For the anatomically-challenged out there, we probably shouldn’t proceed much further with this line of thinking, but suffice it to say both the album and new single “Downtown” are once again obsessed with the (adopts Private Frazer from ‘Dad’s Army’ voice) aye, aye, the sins o’ the flesh. Oh, and before you even think of going there, “Downtown” has nothing whatsoever to do with soddin’ Petula Clark. It’s NOT that one, OK?

What it is, is a thinly-veiled, but clever, dreamy and poppy affair which slides a visit to, ah, the lower half of a woman’s body past the censors by strategic usage of urban LA imagery, with Peaches slurping through lines like “the walls always invite…highways always surprise, all the way to my flat.” Whoa, steady on girl indeed, eh?
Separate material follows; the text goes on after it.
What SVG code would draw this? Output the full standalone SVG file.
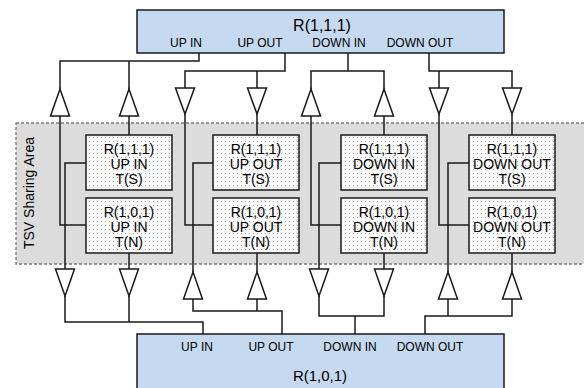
<svg xmlns="http://www.w3.org/2000/svg" width="584" height="388" viewBox="0 0 584 388">
<style>
.wire{fill:none;stroke:#1a1a1a;stroke-width:1.5}
.tri{fill:#fff;stroke:#1a1a1a;stroke-width:1.5;stroke-linejoin:miter}
.router{fill:#c5daf1;stroke:#1a1a1a;stroke-width:1.5}
.tsv{fill:url(#dots);stroke:#1a1a1a;stroke-width:1.5}
.lbl{font-family:"Liberation Sans",Arial,sans-serif;font-size:12px;fill:#000;text-anchor:middle}
.ttl{font-family:"Liberation Sans",Arial,sans-serif;font-size:16px;fill:#000;text-anchor:middle}
.box{font-family:"Liberation Sans",Arial,sans-serif;font-size:14px;fill:#000;text-anchor:middle}
</style>
<defs>
<pattern id="dots" width="4" height="4" patternUnits="userSpaceOnUse">
<rect width="4" height="4" fill="#fbfbfb"/>
<rect x="1" y="1" width="1" height="1" fill="#a8a8a8"/>
</pattern>
</defs>
<g id="tsv-area">
<rect x="16" y="123" width="580" height="141" fill="#dcdcdc" stroke="#7a7a7a" stroke-width="1.3" stroke-dasharray="3,2"/>
<text transform="translate(34,193) rotate(-90)" class="box">TSV Sharing Area</text>
</g>
<g id="connectors">
<polyline class="wire" points="199,53 199,61 60,61 60,89"/>
<polyline class="wire" points="129,61 129,89"/>
<polyline class="wire" points="60,116 60,225 86,225"/>
<polyline class="wire" points="129,116 129,135"/>
<polyline class="wire" points="285,53 285,71 185,71 185,88"/>
<polyline class="wire" points="257,71 257,88"/>
<polyline class="wire" points="185,114 185,225 213,225"/>
<polyline class="wire" points="257,114 257,135"/>
<polyline class="wire" points="348,53 348,71"/>
<polyline class="wire" points="311,89 311,71 384,71 384,89"/>
<polyline class="wire" points="311,116 311,225 341,225"/>
<polyline class="wire" points="384,116 384,135"/>
<polyline class="wire" points="429,53 429,71 512,71 512,88"/>
<polyline class="wire" points="439,71 439,88"/>
<polyline class="wire" points="439,114 439,225 469,225"/>
<polyline class="wire" points="512,114 512,135"/>
<polyline class="wire" points="86,163 65,163 65,269"/>
<polyline class="wire" points="129,253 129,269"/>
<polyline class="wire" points="65,296 65,322 203,322 203,334"/>
<polyline class="wire" points="129,296 129,322"/>
<polyline class="wire" points="213,163 193,163 193,272"/>
<polyline class="wire" points="257,253 257,272"/>
<polyline class="wire" points="193,299 193,311 282,311 282,334"/>
<polyline class="wire" points="257,299 257,311"/>
<polyline class="wire" points="341,163 319,163 319,269"/>
<polyline class="wire" points="384,253 384,269"/>
<polyline class="wire" points="319,296 319,316 384,316 384,296"/>
<polyline class="wire" points="355,316 355,334"/>
<polyline class="wire" points="469,163 448,163 448,272"/>
<polyline class="wire" points="512,253 512,272"/>
<polyline class="wire" points="425,334 425,316 512,316 512,299"/>
<polyline class="wire" points="448,299 448,316"/>
<polygon class="tri" points="60,89 50.5,116 69.5,116"/>
<polygon class="tri" points="129,89 119.5,116 138.5,116"/>
<polygon class="tri" points="175.5,88 194.5,88 185,114"/>
<polygon class="tri" points="247.5,88 266.5,88 257,114"/>
<polygon class="tri" points="311,89 301.5,116 320.5,116"/>
<polygon class="tri" points="384,89 374.5,116 393.5,116"/>
<polygon class="tri" points="429.5,88 448.5,88 439,114"/>
<polygon class="tri" points="502.5,88 521.5,88 512,114"/>
<polygon class="tri" points="55.5,269 74.5,269 65,296"/>
<polygon class="tri" points="119.5,269 138.5,269 129,296"/>
<polygon class="tri" points="193,272 183.5,299 202.5,299"/>
<polygon class="tri" points="257,272 247.5,299 266.5,299"/>
<polygon class="tri" points="309.5,269 328.5,269 319,296"/>
<polygon class="tri" points="374.5,269 393.5,269 384,296"/>
<polygon class="tri" points="448,272 438.5,299 457.5,299"/>
<polygon class="tri" points="512,272 502.5,299 521.5,299"/>
</g>
<g id="router-111">
<rect class="router" x="137" y="10" width="367" height="43"/>
<text class="ttl" x="322" y="30.5">R(1,1,1)</text>
<text class="lbl" x="186" y="46.5">UP IN</text>
<text class="lbl" x="260" y="46.5">UP OUT</text>
<text class="lbl" x="339" y="46.5">DOWN IN</text>
<text class="lbl" x="420" y="46.5">DOWN OUT</text>
</g>
<g id="router-101">
<rect class="router" x="137" y="334" width="367" height="60"/>
<text class="lbl" x="197" y="350.5">UP IN</text>
<text class="lbl" x="271" y="350.5">UP OUT</text>
<text class="lbl" x="350" y="350.5">DOWN IN</text>
<text class="lbl" x="430" y="350.5">DOWN OUT</text>
<text class="ttl" x="320" y="381" style="font-size:15px">R(1,0,1)</text>
</g>
<g id="tsv-up-in-s">
<rect class="tsv" x="86" y="135" width="86" height="55"/>
<text class="box" x="129" y="154">R(1,1,1)</text><text class="box" x="129" y="169">UP IN</text><text class="box" x="129" y="184">T(S)</text>
</g>
<g id="tsv-up-in-n">
<rect class="tsv" x="86" y="198" width="86" height="55"/>
<text class="box" x="129" y="216.5">R(1,0,1)</text><text class="box" x="129" y="231.5">UP IN</text><text class="box" x="129" y="247">T(N)</text>
</g>
<g id="tsv-up-out-s">
<rect class="tsv" x="213" y="135" width="86" height="55"/>
<text class="box" x="256" y="154">R(1,1,1)</text><text class="box" x="256" y="169">UP OUT</text><text class="box" x="256" y="184">T(S)</text>
</g>
<g id="tsv-up-out-n">
<rect class="tsv" x="213" y="198" width="86" height="55"/>
<text class="box" x="256" y="216.5">R(1,0,1)</text><text class="box" x="256" y="231.5">UP OUT</text><text class="box" x="256" y="247">T(N)</text>
</g>
<g id="tsv-down-in-s">
<rect class="tsv" x="341" y="135" width="86" height="55"/>
<text class="box" x="384" y="154">R(1,1,1)</text><text class="box" x="384" y="169">DOWN IN</text><text class="box" x="384" y="184">T(S)</text>
</g>
<g id="tsv-down-in-n">
<rect class="tsv" x="341" y="198" width="86" height="55"/>
<text class="box" x="384" y="216.5">R(1,0,1)</text><text class="box" x="384" y="231.5">DOWN IN</text><text class="box" x="384" y="247">T(N)</text>
</g>
<g id="tsv-down-out-s">
<rect class="tsv" x="469" y="135" width="86" height="55"/>
<text class="box" x="512" y="154">R(1,1,1)</text><text class="box" x="512" y="169">DOWN OUT</text><text class="box" x="512" y="184">T(S)</text>
</g>
<g id="tsv-down-out-n">
<rect class="tsv" x="469" y="198" width="86" height="55"/>
<text class="box" x="512" y="216.5">R(1,0,1)</text><text class="box" x="512" y="231.5">DOWN OUT</text><text class="box" x="512" y="247">T(N)</text>
</g>
</svg>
Still, it’s sweet and seductive on one hand and raunchy as hell on the other and – despite my usual reservations where Ms. Lascivious is concerned, I have to admit a grudging liking for this one.

Not that she stands on ceremony with B-side “Hanky Code”, like. The entrée is the charming “they don’t know your hanky code before you shoot your load”, but if this doesn’t give you some idea of where Peaches is, er, coming from (oh God – I’m turning into Finbarr Saunders), then “you’re gonna be tied up, you can’t resist” surely does. Before this gets completely out of hand, let’s round off by saying that musically this appears to feature ex-Hole drummer Samantha Maloney and that Peaches has rounded up a full band for touring purposes to, er, stiffen up her live sound.

Oh God, I can’t take these double entendres much longer (gah!). Someone else can come on to the album for me. Fnarr.